Сегодня государство живёт не по конституции, а "по понятиям", и даже эстетика в России криминализована. Вообще страна пережила очередную кастовую сегрегацию). Ясно, что преступность необходимо стимулировать прежде всего в странах противоположного геополитического блока и желательно обеспечивать отток и отмывку "грязных" денег на своей территории. Но что происходит у нас? Не секрет, что у многих российских группировок в конечном центре руководящий центр один и он в США, т. е. на улицах Москвы стреляют, а в Штатах делят деньги.
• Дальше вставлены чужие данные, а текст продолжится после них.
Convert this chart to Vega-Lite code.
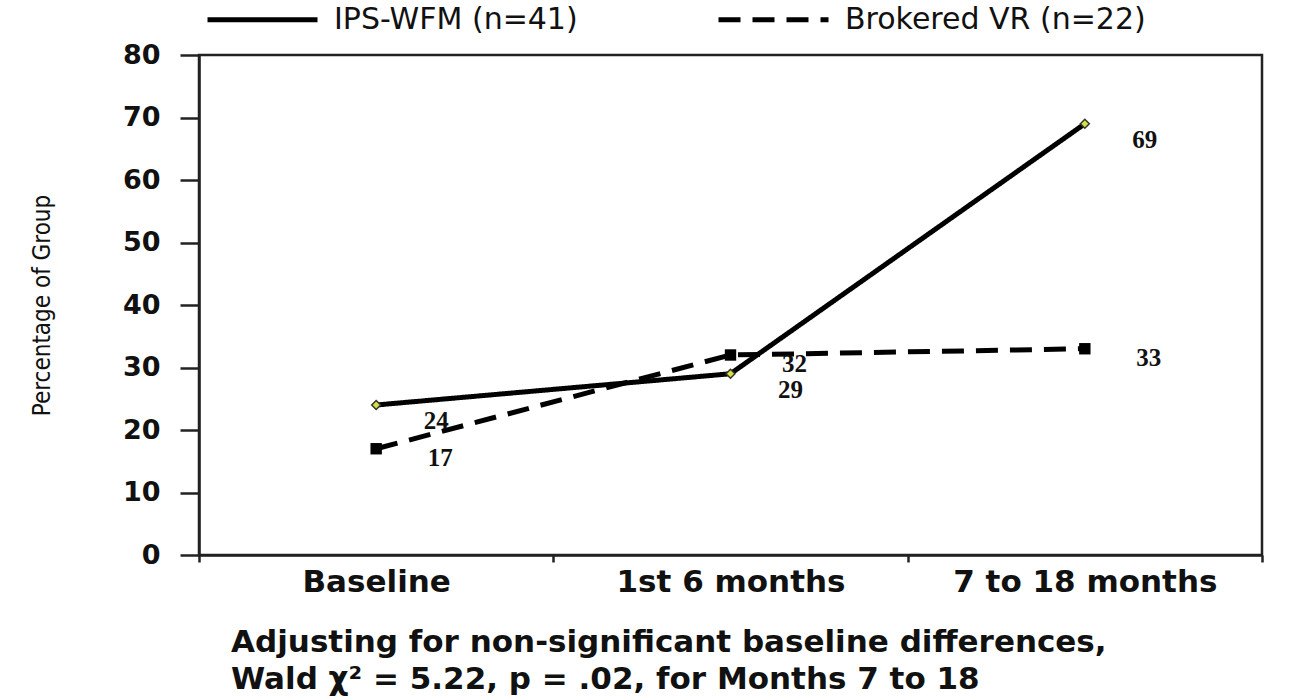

ФБР располагает всеми необходимыми данными на представителей постсоветского криминального мира, эффективно раскручивая миф о русской мафии, при том, что эти представители скупают недвижимость и организуют бизнес, как в Америке, так и в других западных странах, и подобные операции вполне допускаются. Западные органы правопорядка зачастую лишь имитируют борьбу с отмывкой "грязных" денег (как пример — попытка ареста имущества Михася и провал судебного разбирательства). Аресты и высылки отдельных персонажей, вроде Япончика, являются исключениями, т. к. американцы естественно не заинтересованы в организации на своей территории серьёзных структур "отсасывающих", а не вкладывающих деньги.
Ещё в Ветхом Завете (Второзаконие) отмечалось, что люди знали о воздействии процентной системы на социальный механизм. Поэтому раз в семь лет признавался "Святой год" — год прощения долгов, под контролем старейшин общины. Ясно, что сейчас проведение мобилизационных реформ без хотя бы внешней инициативы государства неовозможно. Олигархическая верхушка, со своей стороны, до определённого момента обязана предавать анафеме любое обсуждение конечной эффективности системы процентного кредитования. Если тезисы Кейнса приводят к необходимости заниматься макроэкономикой и к необходимости мобилизационного вмешательства государства в кредитно-финансовую сферу, то война и преступность, со своей стороны, оправдывают и обеспечивают непосредственно сам фактор мобилизации. (Ещё раз: война это не хорошо и не плохо. Война — это следствие). Поэтому подобный сценарий способен устроить всех, остаётся лишь правильно выбрать момент "включения" механизма. Сегодня роль "Святого года" играют мобилизационные реформы, инициируемые, в идеале, созданием экстремальной обстановки в лагере геополитического противника.
Карл Шмидт писал:
"... Всеобщей войне всегда сопутствует одновременное развитие особых методов противостояния и конфликтов локального характера... Так после Первой Мировой войны сложилась практика так называемых "демонстраций силы", куда на первый план относятся локальные конфликты... затем попытки экономических санкций... и наконец — открытая проба сил на чужой территории... Всё это — примеры переходного состояния между настоящим миром и открытой войной... всеобщая война, имеющая экономические причины, делает его (солдата) инструментом господствующих в экономике группировок."
Чем закончилась практика "особых методов противостояния", проводимая ведущими странами после Первой Мировой — известно. События, создавшие экстремальную обстановку в нашем геополитическом лагере, согласно Шмидту, выглядят как признаки надвигающейся мировой войны. Мы были свидетелями целой серии локальных конфликтов на своей территории, на Ближнем Востоке, в Европе, против ряда стран были предприняты экономические санкции. Последним, завершающим признаком, является "открытая проба сил на чужой территории", что мы и наблюдаем в Косово. Все проводимые акции представлялись средствами массовой информации как попытки восстановления справедливости и "предотвращения гуманитарной катастрофы". Уникальная формулировка! Чем же в таком случае является бомбёжка?
К сожалению наше правительство упустило из виду, что интенсивность и "громкость" разговоров о "гуманитарной катастрофе" находится в пропорциональной зависимости от качества средств ПВО обсуждаемой стороны. Иногда ракеты — реальная альтернатива информационному потоку. Нельзя допустить, чтобы "проба сил" на "чужой" ( "чужее" Сербии для США только Россия) территории прошла успешно. По доведённому до абсурда американскому самомнению (ставшему, скажем, в кинематографе — особым стилистическим приёмом) необходимо нанести удар. В противном случае, можно ожидать очередного, уже открытого противостояния "цивилизационного мира" России, а США, как и в предыдущих мировых войнах, будут "поправлять дела" в своей экономике, "обоснованно" используя мобилизационные механизмы.